British Antarctic Survey
Madingley Road, High Cross
Cambridge Cambridgeshire CB3 0ET United Kingdom

Biography

Richard Horne is Principal Investigator of the Sun Earth Connections programme at the British Antarctic Survey.  He has a Doctorate in Space Plasma Physics, is an Honary Professor at the University of Sheffield and holds an individual merit promotion (IMP3) at the BAS. He currently leads a scientific team to study how solar variability affects the Earth’s atmosphere and climate; via energetic charged particles from the Van Allen radiation belts; changes in atmospheric circulation; and changes in the geoelectric field.

Richard has a special interest in wave-particle interactions and wave propagation.  One of his key contributions is to show that electron acceleration by very low frequency waves is a major new process for forming the Earth's Van Allen radiation belts.  This theory is being applied to other planets in the solar system through collaborations.  He has also worked on wave heating of space plasmas and wave propagation at the Earth and Jupiter. 

Richard has also worked on hazard risk to satellites for four leading London Insurance companies and, as part of a team led by Alcatel Space (Paris), conducted a feasibility study on Space Weather for the European Space Agency.

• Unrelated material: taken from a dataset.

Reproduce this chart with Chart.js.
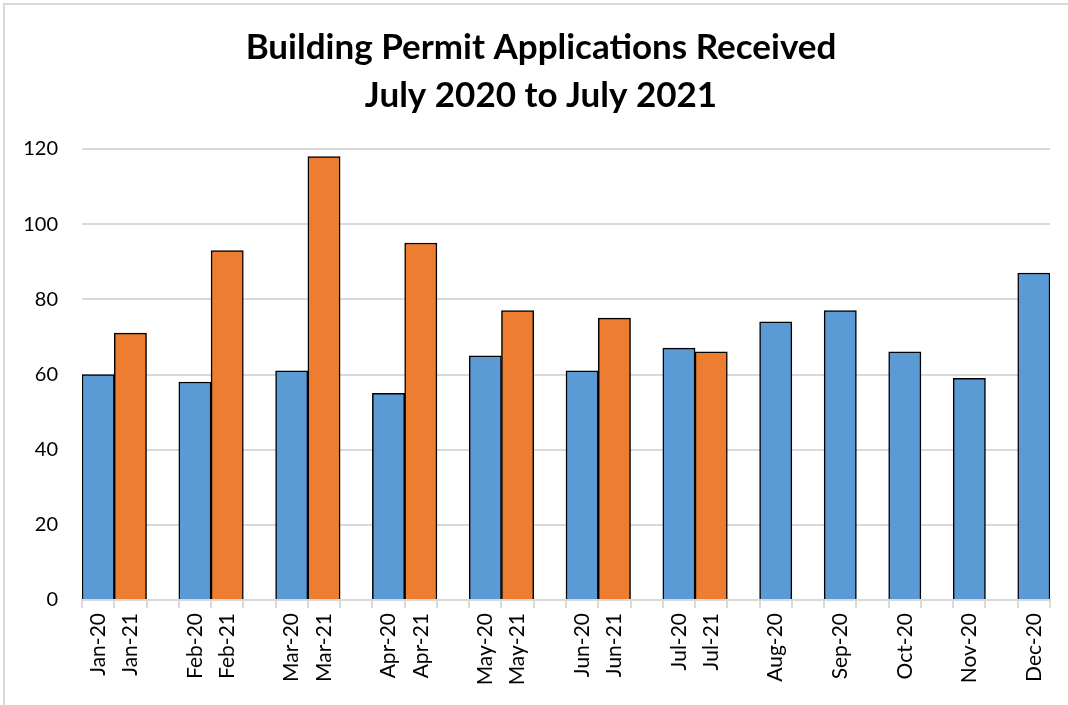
<!DOCTYPE html>
<html>
<head>
<meta charset="utf-8">
<script src="https://cdn.jsdelivr.net/npm/chart.js@4/dist/chart.umd.min.js"></script>
<style>
  html, body { margin: 0; padding: 0; background: #fff; }
  #wrap { position: relative; width: 1068px; height: 705px; }
</style>
</head>
<body>
<div id="wrap"><canvas id="permitChart" width="1068" height="705"></canvas></div>
<script>
const months = ['Jan', 'Feb', 'Mar', 'Apr', 'May', 'Jun', 'Jul', 'Aug', 'Sep', 'Oct', 'Nov', 'Dec'];
const values2020 = [60, 58, 61, 55, 65, 61, 67, 74, 77, 66, 59, 87];
const values2021 = [71, 93, 118, 95, 77, 75, 66]; // Jan to Jul only
const yTicks = [0, 20, 40, 60, 80, 100, 120];
const titleLines = ['Building Permit Applications Received', 'July 2020 to July 2021'];

const BLUE = '#5B9BD5';
const ORANGE = '#ED7D31';

// one slot per bar, with an empty slot between the month groups
const labels = [];
const data = [];
const colors = [];
months.forEach((m, i) => {
    labels.push(m + '-20'); data.push(values2020[i]); colors.push(BLUE);
    if (i < values2021.length) {
        labels.push(m + '-21'); data.push(values2021[i]); colors.push(ORANGE);
    }
    if (i < months.length - 1) {
        labels.push(''); data.push(null); colors.push(BLUE);
    }
});

const frameAndTitle = {
    id: 'frameAndTitle',
    beforeDraw(chart) {
        const c = chart.ctx;
        c.save();
        c.fillStyle = '#fff';
        c.fillRect(0, 0, chart.width, chart.height);
        c.strokeStyle = '#d9d9d9';
        c.lineWidth = 2;
        c.beginPath();
        c.moveTo(4, chart.height);
        c.lineTo(4, 4);
        c.lineTo(chart.width, 4);
        c.stroke();
        c.restore();
    },
    afterDraw(chart) {
        const c = chart.ctx;
        c.save();
        c.fillStyle = '#000';
        c.font = 'bold 35px Lato';
        c.textAlign = 'center';
        c.textBaseline = 'middle';
        c.fillText(titleLines[0], 541, 48);
        c.fillText(titleLines[1], 541, 96);
        c.restore();
    }
};

new Chart(document.getElementById('permitChart'), {
    type: 'bar',
    data: {
        labels: labels,
        datasets: [{
            label: 'Applications',
            data: data,
            backgroundColor: colors,
            borderColor: '#000',
            borderWidth: 1.5,
            barPercentage: 1,
            categoryPercentage: 1
        }]
    },
    options: {
        responsive: false,
        animation: false,
        layout: { padding: { top: 149, right: 18, bottom: 0, left: 0 } },
        plugins: {
            legend: { display: false },
            title: { display: false },
            tooltip: { enabled: false }
        },
        scales: {
            x: {
                afterFit: s => { s.height = 105; },
                border: { color: '#d9d9d9', width: 2 },
                grid: {
                    offset: true,
                    drawOnChartArea: false,
                    color: '#d9d9d9',
                    lineWidth: 2,
                    tickLength: 8
                },
                ticks: {
                    autoSkip: false,
                    minRotation: 90,
                    maxRotation: 90,
                    padding: 5,
                    color: '#000',
                    font: { family: 'Lato', size: 21 }
                }
            },
            y: {
                min: 0,
                max: 120,
                afterFit: s => { s.width = 82; },
                afterBuildTicks: s => { s.ticks = yTicks.map(v => ({ value: v })); },
                border: { display: false },
                grid: { color: '#d9d9d9', lineWidth: 2, drawTicks: false },
                ticks: {
                    padding: 24,
                    color: '#000',
                    font: { family: 'Lato', size: 20 }
                }
            }
        }
    },
    plugins: [frameAndTitle]
});
</script>
</body>
</html>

Richard has published more than 98 research papers in peer reviewed Journals, and more than 30 other publications including research contracts.  He has numerous international collaborations.  He is former International Chair for Commission H of the International Union of Radio Science (URSI) and former Vice President of the Royal Astronomical Society.  He is a Co-Investigator on the ESA Cluster satellites and the NASA Radiation Belt Storm Probe mission to be launched in 2012.  He also serves on committees for the Science and Technology Facilities Council which oversee the CLUSTER, Cassini, and Venus Express satellite missions.